In order to have a robust notion of morality, you need five things:
- beings with objective moral value
- objective moral duties
- free will, in order to make moral choices and be responsible for them
- ultimate significance for your actions
- proportional rewards/punishments for your actions
Atheism grounds none of these. Christian theism grounds all of them. So, moral behavior is not rational on atheism. What atheists do is look around at the customs and conventions in the time and place where they exist and they mimic their neighbors. If they can escape the consequences of being caught, or avoid being caught, then they rebel against the conventions of their neighbors. The motive for conforming and not conforming to these arbitrary conventions is the same – pleasure. Nothing is really right or wrong in an accidental universe. There is no way we ought to be, we just try to feel good, and complying (or not) with the arbitrary expectations of society in the time and place where we are is just another way we try to feel good.
Atheists think that moral prohibitions are like changing fashions or culinary preferences. In some societies, slavery was wrong. In others, it’s right. There is no REAL objective truth about whether slavery is right or wrong, on atheism. And that’s why you can see a lot of people who reject God killing unborn children today – which is actually WORSE than slavery. Everyone who is pro-abortion today would have been pro-slavery when slavery was still being practiced. That’s atheist morality. Do what makes you feel good, and use force to avoid being judged and punished by your peers. Survival of the fittest. There is no such thing as objective human rights on atheism, or the right to life.
More about utilitarianism
You can read more about the flaws of utilitarianism in this excellent article by J.P. Moreland.
Excerpt:
Several objections show the inadequacy of utilitarianism as a normative moral theory.
First, utilitarianism can be used to justify actions that are clearly immoral. Consider the case of a severely deformed fetus. The child is certain to live a brief, albeit painless life. He or she will make no contribution to society. Society, however, will bear great expense. Doctors and other caregivers will invest time, emotion, and effort in adding mere hours to the baby’s life. The parents will know and love the child only long enough to be heartbroken at the inevitable loss. An abortion negates all those “utility” losses. There is no positive utility lost. Many of the same costs are involved in the care of the terminally ill elderly. They too may suffer no pain, but they may offer no benefit to society. In balancing positives and negatives, and excluding from the equation the objective sacredness of all human life, we arrive at morally repugnant decisions. Here deontological and virtue ethics steer us clear of what is easier to what is right.

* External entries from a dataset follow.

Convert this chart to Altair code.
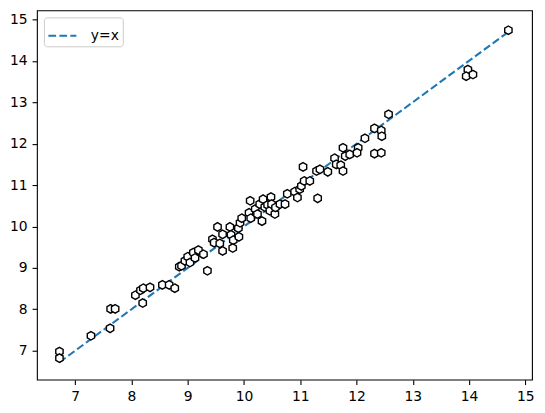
import altair as alt
import pandas as pd

xs = [6.72, 6.72, 7.28, 7.62, 7.63, 7.71, 8.07, 8.20, 8.16, 8.21, 8.33, 8.55, 8.67, 8.77,
      8.85, 8.89, 8.95, 9.00, 9.04, 9.10, 9.13, 9.19, 9.28, 9.35, 9.44, 9.47, 9.53, 9.57,
      9.62, 9.62, 9.75, 9.77, 9.81, 9.80, 9.90, 9.91, 9.93, 9.96, 10.09, 10.11, 10.12,
      10.20, 10.24, 10.28, 10.32, 10.34, 10.37, 10.42, 10.46, 10.48, 10.49, 10.55, 10.56,
      10.64, 10.73, 10.77, 10.90, 10.95, 10.99, 11.02, 11.07, 11.05, 11.17, 11.29, 11.31,
      11.35, 11.49, 11.61, 11.64, 11.72, 11.76, 11.76, 11.80, 11.88, 12.03, 12.01, 12.15,
      12.32, 12.44, 12.45, 12.32, 12.44, 12.57, 13.98, 13.95, 14.07, 14.70]
ys = [6.98, 6.82, 7.36, 7.54, 8.01, 8.01, 8.34, 8.15, 8.46, 8.51, 8.53, 8.59, 8.59, 8.51,
      9.03, 9.05, 9.17, 9.27, 9.13, 9.37, 9.24, 9.43, 9.33, 8.93, 9.69, 9.61, 9.99, 9.59,
      9.81, 9.41, 9.99, 9.80, 9.67, 9.48, 9.96, 9.75, 10.09, 10.20, 10.33, 10.62, 10.20,
      10.42, 10.30, 10.54, 10.13, 10.66, 10.47, 10.52, 10.38, 10.71, 10.54, 10.30, 10.46,
      10.54, 10.54, 10.79, 10.84, 10.70, 10.90, 10.98, 11.10, 11.44, 11.10, 11.34, 10.68,
      11.38, 11.32, 11.65, 11.50, 11.48, 11.90, 11.34, 11.70, 11.74, 11.90, 11.78, 12.13,
      12.37, 12.32, 12.18, 11.76, 11.78, 12.71, 13.79, 13.63, 13.67, 14.74]
tick_values = [7, 8, 9, 10, 11, 12, 13, 14, 15]
line_label = "y=x"

pts = pd.DataFrame({"x": xs, "y": ys})
line_df = pd.DataFrame({"v": [min(xs), max(xs)], "series": [line_label, line_label]})

xscale = alt.Scale(domain=[6.32, 15.12], nice=False, zero=False)
yscale = alt.Scale(domain=[6.30, 15.22], nice=False, zero=False)

axis_common = dict(
    values=tick_values, format="d", grid=False, title=None, tickSize=4.9, tickWidth=1.1,
    tickColor="black", domain=False, labelFontSize=13.9, labelFont="DejaVu Sans",
    labelColor="black", labelPadding=4.9, labelFlush=False, labelOverlap=False,
)

line = alt.Chart(line_df).mark_line(strokeDash=[7.7, 3.3], strokeWidth=2.08).encode(
    x=alt.X("v:Q", scale=xscale, axis=alt.Axis(**axis_common)),
    y=alt.Y("v:Q", scale=yscale, axis=alt.Axis(**axis_common)),
    color=alt.Color(
        "series:N",
        scale=alt.Scale(range=["#1f77b4"]),
        legend=alt.Legend(
            title=None, orient="top-left", offset=7, symbolType="stroke",
            symbolDash=[7.7, 3.3], symbolStrokeWidth=2.08, symbolSize=784,
            labelFontSize=13.9, labelFont="DejaVu Sans", labelColor="black",
            strokeColor="#cccccc", fillColor="white", cornerRadius=3,
            padding=3, labelOffset=13,
        ),
    ),
)

hexagon = "M0,-1L0.866,-0.5L0.866,0.5L0,1L-0.866,0.5L-0.866,-0.5Z"
points = alt.Chart(pts).mark_point(
    shape=hexagon, size=72, filled=True, fill="white", stroke="black",
    strokeWidth=1.4, opacity=1,
).encode(
    x=alt.X("x:Q", scale=xscale),
    y=alt.Y("y:Q", scale=yscale),
)

chart = alt.layer(line, points).properties(
    width=496, height=370,
    autosize=alt.AutoSizeParams(type="none"),
    padding={"left": 29, "top": 2, "right": 5, "bottom": 25},
).configure(
    background="white",
    view=alt.ViewConfig(stroke="black", strokeWidth=1.1),
)

chart.save("out.html", embed_options={"renderer": "svg", "actions": False})
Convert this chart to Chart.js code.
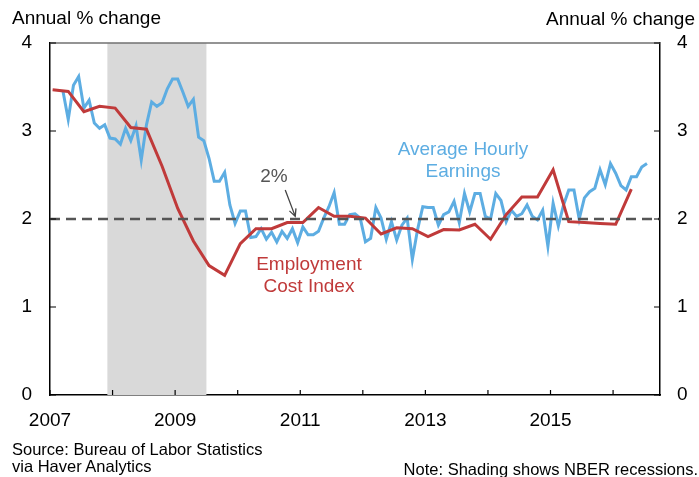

Second, in a similar way, utilitarianism denies the existence of supererogatory acts. These are acts of moral heroism that are not morally obligatory but are still praiseworthy. Examples would be giving 75 percent of your income to the poor or throwing yourself on a bomb to save a stranger. Consider the bomb example. You have two choices — throwing yourself on the bomb or not doing so. Each choice would have consequences and, according to utilitarianism, you are morally obligated to do one or the other depending on which option maximized utility. Thus, there is no room for acts that go beyond the call of morality.
Third, utilitarianism has an inadequate view of human rights and human dignity. If enslaving a minority of people, say by a lottery, would produce the greatest good for the greatest number, or if conceiving children only to harvest their parts would do the same, then these could he justified in a utilitarian scheme. But enslavement and abortion violate individual rights and treat people as a means to an end, not as creatures with intrinsic dignity as human beings. If acts of abortion, active euthanasia, physician-assisted suicide, and so forth maximize utility, then they are morally obligatory for the utilitarian. But any moral system that makes abortion and suicide morally obligatory is surely flawed.
Finally, utilitarianism has an inadequate view of motives and character. We should praise good motives and seek good character because such motives and character are intrinsically valuable. But utilitarianism implies that the only reason we should praise good motives instead of bad ones, or seek good character instead of bad character, is because such acts would maximize utility. But this has the cart before the horse. We should praise good motives and blame bad ones because they are good or bad, not because such acts of praising and blaming produce good consequences.
It would be nice to see Peter Singer in a debate with J.P. Moreland. Moreland could move him along in his thinking, I’m sure.